— Start DATA BLOCK —

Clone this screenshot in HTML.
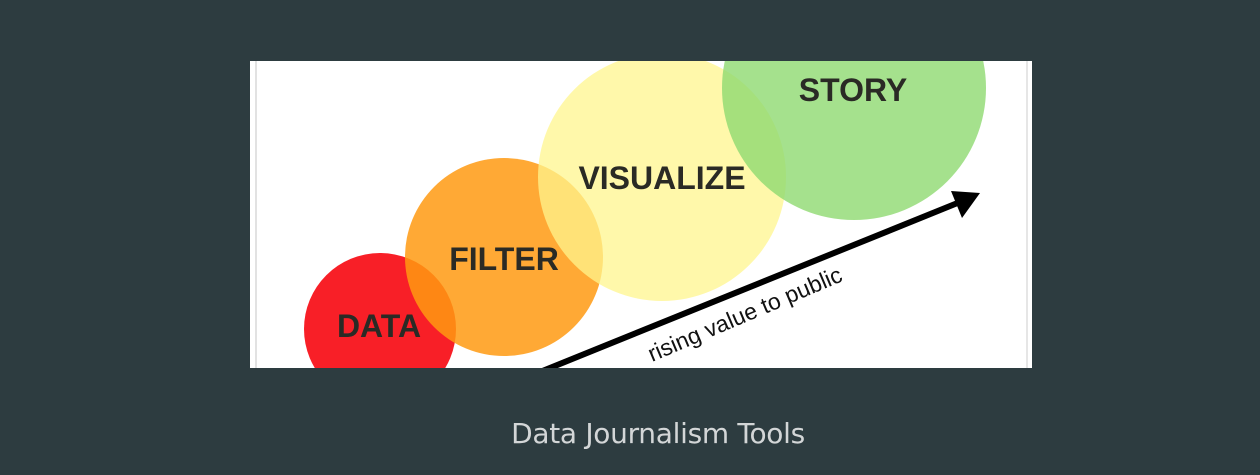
<!DOCTYPE html>
<html><head><style>
html,body{margin:0;padding:0;background:#2d3c40;width:1260px;height:475px;overflow:hidden}
.cap{position:absolute;left:0;width:1316px;top:417px;text-align:center;color:#d3d6d7;font:28px "DejaVu Sans",sans-serif;letter-spacing:-0.3px}
</style></head><body>
<svg width="1260" height="475" style="position:absolute;left:0;top:0">
<defs><clipPath id="c"><rect x="250" y="61" width="782" height="307"/></clipPath></defs>
<rect x="250" y="61" width="782" height="307" fill="#fff"/>
<g clip-path="url(#c)">
<line x1="256" y1="61" x2="256" y2="368" stroke="#e2e2e2" stroke-width="2"/>
<line x1="1027" y1="61" x2="1027" y2="368" stroke="#e6e6e6" stroke-width="2"/>
<circle cx="380" cy="329" r="76" fill="#f8131b" fill-opacity="0.95"/>
<circle cx="504" cy="257" r="99" fill="#ff9a12" fill-opacity="0.85"/>
<circle cx="662" cy="177" r="124" fill="#fff68e" fill-opacity="0.75"/>
<circle cx="854" cy="88" r="132" fill="#8fd970" fill-opacity="0.8"/>
<g font-family="Liberation Sans,sans-serif" font-weight="bold" fill="#2a2a25" font-size="32">
<text x="379" y="337" text-anchor="middle">DATA</text>
<text x="504" y="270" text-anchor="middle">FILTER</text>
<text x="662" y="189" text-anchor="middle">VISUALIZE</text>
<text x="853" y="101" text-anchor="middle">STORY</text>
</g>
<line x1="540" y1="372" x2="960" y2="202" stroke="#000" stroke-width="6"/>
<polygon points="980,193 951,191 962,218" fill="#000"/>
<text x="0" y="0" transform="translate(652,362) rotate(-23)" font-family="Liberation Sans,sans-serif" font-size="23" fill="#111">rising value to public</text>
</g>
</svg>
<div class="cap">Data Journalism Tools</div>
</body></html>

— End DATA BLOCK —

#### GIVEN EXERCISE
Make an exact copy of the data above, pictures excluded.

#### RESPONSE TO THE TASK
Clone this screenshot in HTML.
<!DOCTYPE html>
<html><head><style>
html,body{margin:0;padding:0;background:#2d3c40;width:1260px;height:475px;overflow:hidden}
.cap{position:absolute;left:0;width:1316px;top:417px;text-align:center;color:#d3d6d7;font:28px "DejaVu Sans",sans-serif;letter-spacing:-0.3px}
</style></head><body>
<svg width="1260" height="475" style="position:absolute;left:0;top:0">
<defs><clipPath id="c"><rect x="250" y="61" width="782" height="307"/></clipPath></defs>
<rect x="250" y="61" width="782" height="307" fill="#fff"/>
<g clip-path="url(#c)">
<line x1="256" y1="61" x2="256" y2="368" stroke="#e2e2e2" stroke-width="2"/>
<line x1="1027" y1="61" x2="1027" y2="368" stroke="#e6e6e6" stroke-width="2"/>
<circle cx="380" cy="329" r="76" fill="#f8131b" fill-opacity="0.95"/>
<circle cx="504" cy="257" r="99" fill="#ff9a12" fill-opacity="0.85"/>
<circle cx="662" cy="177" r="124" fill="#fff68e" fill-opacity="0.75"/>
<circle cx="854" cy="88" r="132" fill="#8fd970" fill-opacity="0.8"/>
<g font-family="Liberation Sans,sans-serif" font-weight="bold" fill="#2a2a25" font-size="32">
<text x="379" y="337" text-anchor="middle">DATA</text>
<text x="504" y="270" text-anchor="middle">FILTER</text>
<text x="662" y="189" text-anchor="middle">VISUALIZE</text>
<text x="853" y="101" text-anchor="middle">STORY</text>
</g>
<line x1="540" y1="372" x2="960" y2="202" stroke="#000" stroke-width="6"/>
<polygon points="980,193 951,191 962,218" fill="#000"/>
<text x="0" y="0" transform="translate(652,362) rotate(-23)" font-family="Liberation Sans,sans-serif" font-size="23" fill="#111">rising value to public</text>
</g>
</svg>
<div class="cap">Data Journalism Tools</div>
</body></html>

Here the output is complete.